Message Passing Interface (MPI)

[ Features ]
MPI/ES is a message passing library based on the MPI-1 and MPI-2 standards and provides high-speed communication capability that fully exploits the features of IN and shared memory. It can be used for both intra- and inter-node parallelization. An MPI process is assigned to an AP in the flat parallelization, or to a PN that contains microtasks or OpenMP threads in the hybrid parallelization. MPI/ES libraries are designed and optimized carefully to achieve highest performance of communication on the ES architecture in both of the parallelization manner.

[ Evaluation ]
Here, a result on performance measurements of MPI libraries implemented on the ES is presented as well as a virtual memory space allocation [1].
A memory space of a process on the ES is divided into two kinds of spaces which are called local memory (LMEM) and global memory (GMEM). These memory spaces can be assigned to buffers of MPI functions. Especially, GMEM is addressed globally over nodes and can only be accessed by the RCU. The GMEM area can be shared by every MPI processes allocated to different nodes with a global memory address.
The behavior of MPI communications is different according to the memory area where the buffers to be transferred are resided. It is classified into four cases.

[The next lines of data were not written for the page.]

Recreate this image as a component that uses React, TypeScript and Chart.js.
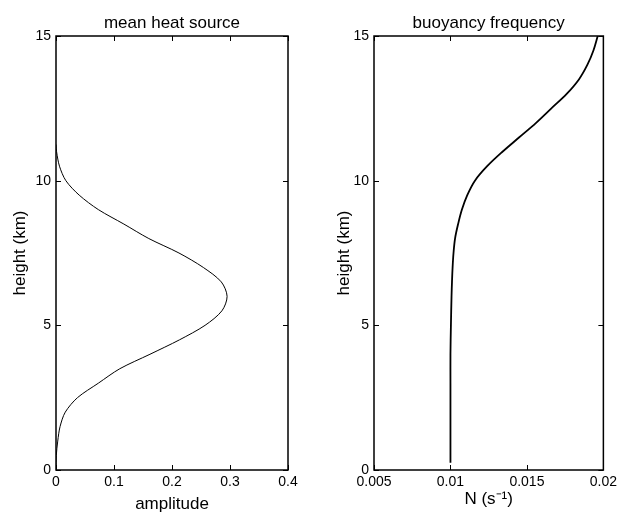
import React, { useEffect, useRef } from 'react';
import { Chart, registerables } from 'chart.js';

Chart.register(...registerables);

// ---- data ----
const heatHeight = [0, 0.5, 1.0, 1.5, 2.0, 2.5, 3.0, 3.5, 4.0, 4.5, 5.0, 5.5, 6.0, 6.5, 7.0, 7.5, 8.0, 8.5, 9.0, 9.5, 10.0, 10.5, 11.0, 11.25];
const heatAmp = [0, 0.0005, 0.003, 0.007, 0.016, 0.037, 0.073, 0.11, 0.162, 0.213, 0.257, 0.286, 0.295, 0.285, 0.254, 0.212, 0.16, 0.117, 0.073, 0.04, 0.017, 0.006, 0.001, 0];

const nHeight = [0.25, 1, 2, 3, 4, 5, 6, 6.5, 7, 7.5, 8, 8.5, 9, 9.5, 10, 10.5, 11, 11.5, 12, 12.5, 13, 13.5, 14, 14.5, 15];
const nFreq = [0.0100, 0.0100, 0.0100, 0.0100, 0.0100, 0.01003, 0.01007, 0.0101, 0.01014, 0.0102, 0.0103, 0.0105, 0.01075, 0.0111, 0.0116, 0.0124, 0.0134, 0.0145, 0.0156, 0.0166, 0.0176, 0.0184, 0.01895, 0.01935, 0.01963];

const heightTicks = [0, 5, 10, 15];
const heightTickLabels = ['0', '5', '10', '15'];
const ampTicks = [0, 0.1, 0.2, 0.3, 0.4];
const ampTickLabels = ['0', '0.1', '0.2', '0.3', '0.4'];
const nTicks = [0.005, 0.01, 0.015, 0.02];
const nTickLabels = ['0.005', '0.01', '0.015', '0.02'];

const FONT = '"Liberation Sans", Arial, Helvetica, sans-serif';

const framePlugin = {
  id: 'frame',
  afterDatasetsDraw(chart: any, _args: any, opts: any) {
    const { ctx, chartArea: a, scales } = chart;
    ctx.save();
    ctx.strokeStyle = '#000';
    ctx.lineWidth = 1.5;
    ctx.strokeRect(a.left, a.top, a.right - a.left, a.bottom - a.top);
    ctx.lineWidth = 1;
    const L = 5;
    ctx.beginPath();
    for (const v of opts.xTicks) {
      const px = Math.round(scales.x.getPixelForValue(v)) + 0.5;
      ctx.moveTo(px, a.bottom);
      ctx.lineTo(px, a.bottom - L);
      ctx.moveTo(px, a.top);
      ctx.lineTo(px, a.top + L);
    }
    for (const v of opts.yTicks) {
      const py = Math.round(scales.y.getPixelForValue(v)) + 0.5;
      ctx.moveTo(a.left, py);
      ctx.lineTo(a.left + L, py);
      ctx.moveTo(a.right, py);
      ctx.lineTo(a.right - L, py);
    }
    ctx.stroke();
    ctx.font = `17px ${FONT}`;
    ctx.fillStyle = '#000';
    ctx.textAlign = 'center';
    ctx.textBaseline = 'alphabetic';
    ctx.fillText(opts.title, (a.left + a.right) / 2, 28);
    ctx.restore();
  },
};

type PanelProps = {
  left: number;
  width: number;
  title: string;
  xLabel: string;
  xs: number[];
  ys: number[];
  xTicks: number[];
  xTickLabels: string[];
  yAxisWidth: number;
  rightPad: number;
  yTitlePad: number;
  xTitlePad: number;
  lineWidth: number;
  tension: number;
};

function Panel(p: PanelProps) {
  const ref = useRef<HTMLCanvasElement>(null);
  useEffect(() => {
    if (!ref.current) return;
    const data = p.xs.map((x, i) => ({ x, y: p.ys[i] }));
    const chart = new Chart(ref.current, {
      type: 'line',
      data: {
        datasets: [
          {
            data,
            borderColor: '#000',
            borderWidth: p.lineWidth,
            pointRadius: 0,
            fill: false,
            tension: p.tension,
          },
        ],
      },
      options: {
        responsive: false,
        animation: false,
        events: [],
        layout: { padding: { left: 0, right: p.rightPad, top: 36, bottom: 0 } },
        plugins: {
          legend: { display: false },
          tooltip: { enabled: false },
          title: { display: false },
          frame: { title: p.title, xTicks: p.xTicks, yTicks: heightTicks },
        } as any,
        scales: {
          x: {
            type: 'linear',
            position: 'bottom',
            min: p.xTicks[0],
            max: p.xTicks[p.xTicks.length - 1],
            grid: { display: false, drawTicks: false },
            border: { display: false },
            afterBuildTicks: (s: any) => {
              s.ticks = p.xTicks.map((v) => ({ value: v }));
            },
            afterFit: (s: any) => {
              s.height = 43;
            },
            ticks: {
              autoSkip: false,
              maxRotation: 0,
              minRotation: 0,
              padding: 4,
              color: '#000',
              font: { family: FONT, size: 14 },
              callback: (_v: any, i: number) => p.xTickLabels[i],
            },
            title: {
              display: true,
              text: p.xLabel,
              color: '#000',
              font: { family: FONT, size: 17, lineHeight: 1 },
              padding: { top: 0, bottom: p.xTitlePad },
            },
          },
          y: {
            type: 'linear',
            position: 'left',
            min: 0,
            max: 15,
            grid: { display: false, drawTicks: false },
            border: { display: false },
            afterBuildTicks: (s: any) => {
              s.ticks = heightTicks.map((v) => ({ value: v }));
            },
            afterFit: (s: any) => {
              s.width = p.yAxisWidth;
            },
            ticks: {
              autoSkip: false,
              padding: 5,
              color: '#000',
              font: { family: FONT, size: 14 },
              callback: (_v: any, i: number) => heightTickLabels[i],
            },
            title: {
              display: true,
              text: 'height (km)',
              color: '#000',
              font: { family: FONT, size: 17, lineHeight: 1 },
              padding: { top: p.yTitlePad, bottom: 0 },
            },
          },
        },
      },
      plugins: [framePlugin as any],
    });
    return () => chart.destroy();
  }, []);
  return (
    <canvas
      ref={ref}
      width={p.width}
      height={513}
      style={{ position: 'absolute', left: p.left, top: 0, width: p.width, height: 513 }}
    />
  );
}

export default function App() {
  return (
    <div style={{ position: 'absolute', left: 0, top: 0, width: 621, height: 513, background: '#fff' }}>
      <Panel
        left={0}
        width={310}
        title="mean heat source"
        xLabel="amplitude"
        xs={heatAmp}
        ys={heatHeight}
        xTicks={ampTicks}
        xTickLabels={ampTickLabels}
        yAxisWidth={56}
        rightPad={22}
        yTitlePad={12}
        xTitlePad={0}
        lineWidth={1}
        tension={0.3}
      />
      <Panel
        left={310}
        width={311}
        title="buoyancy frequency"
        xLabel="N (s⁻¹)"
        xs={nFreq}
        ys={nHeight}
        xTicks={nTicks}
        xTickLabels={nTickLabels}
        yAxisWidth={64}
        rightPad={15}
        yTitlePad={26}
        xTitlePad={5}
        lineWidth={1.8}
        tension={0.35}
      />
    </div>
  );
}
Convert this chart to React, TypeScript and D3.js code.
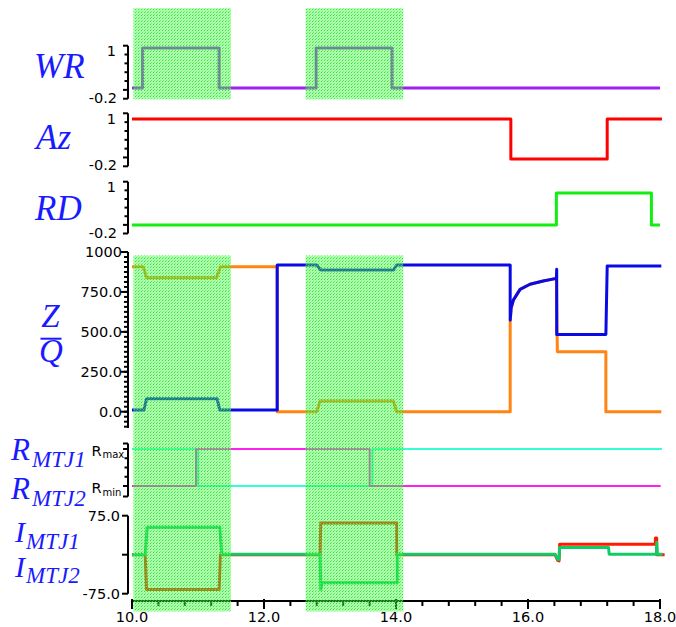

Case 1	Data that are stored in LMEM of a process A are transferred to LMEM of another process B on the same nodes. In this case, GMEM is used as general shared memory. The data in LMEM of the process A are copied into an area of GMEM of the process A first. Next, the data in GMEM of the process A are copied into LMEM of the process B.
Case 2	Data that are stored in LMEM of the process A are transferred to LMEM of a processor C invoked in a different node. Firstly, the data in LMEM of process A are copied into GMEM of the process A. Next, the data in GMEM of the process A are copied into GMEM of the process C via the crossbar switch using INA instructions. Finally, the data in GMEM of the process C are copied into LMEM of the process C.
Case 3	Data that are stored in GMEM of the process A are transferred to GMEM of the processor B in the same node, the data in GMEM of the process A are copied by one copy operation directly into GMEM of the process B.
Case 4	Data that are stored in GMEM of the process A are transferred to GMEM of the processor C invoked in a different node. The data in GMEM of the process A are copied directly into GMEM of the process C via the crossbar switch using INA instruction.

The performance of the ping-pong pattern implemented by either MPI_Send/MPI_ Irecv functions or MPI_Isend/MPI_Irecv functions is evaluated on the ES. Two MPI processes are invoked according to the four cases described above and the performance of the two send functions are measured by changing message size to be transferred. The evaluation results are shown in Figure 8.

Figure 8: Throughput of ping-pong using MPI_Send

For intra-node communication, the maximum throughput is 14.8GB/s in Case 3, half of the peak is achieved when message length is larger than 256KB, and the startup cost is 1.38 μsec. For inter-node communication, the maximum throughput is 11.8GB/s in Case 4, half of the peak is achieved when message length is larger than 512KB, and the startup cost is 5.58 μsec. The gaps at the message size of near 1KB and near 128KB in the figure are caused by changing the communication method in the MPI functions, which are changed according to the message length.
The performances of the ping pattern implemented by three RMA functions of MPI_Get, MPI_Put, and MPI_Accumulate with sum operation are measured by invoking two MPI processes over two nodes. The throughputs are depicted in Figure 9. The maximum throughputs for MPI_Get, MPI_Put, and MPI_Accumulate are 11.62GB/s, 11.62GB/s, and 3.16GB/s, respectively. The startup costs are 6.36μsec, 6.68μsec, and 7.65μsec.

Figure 9: Throughput of ping using RMA functions

We also measured the time required to barrier synchronization among nodes and the time is about 3.25μsec independently of the number of nodes.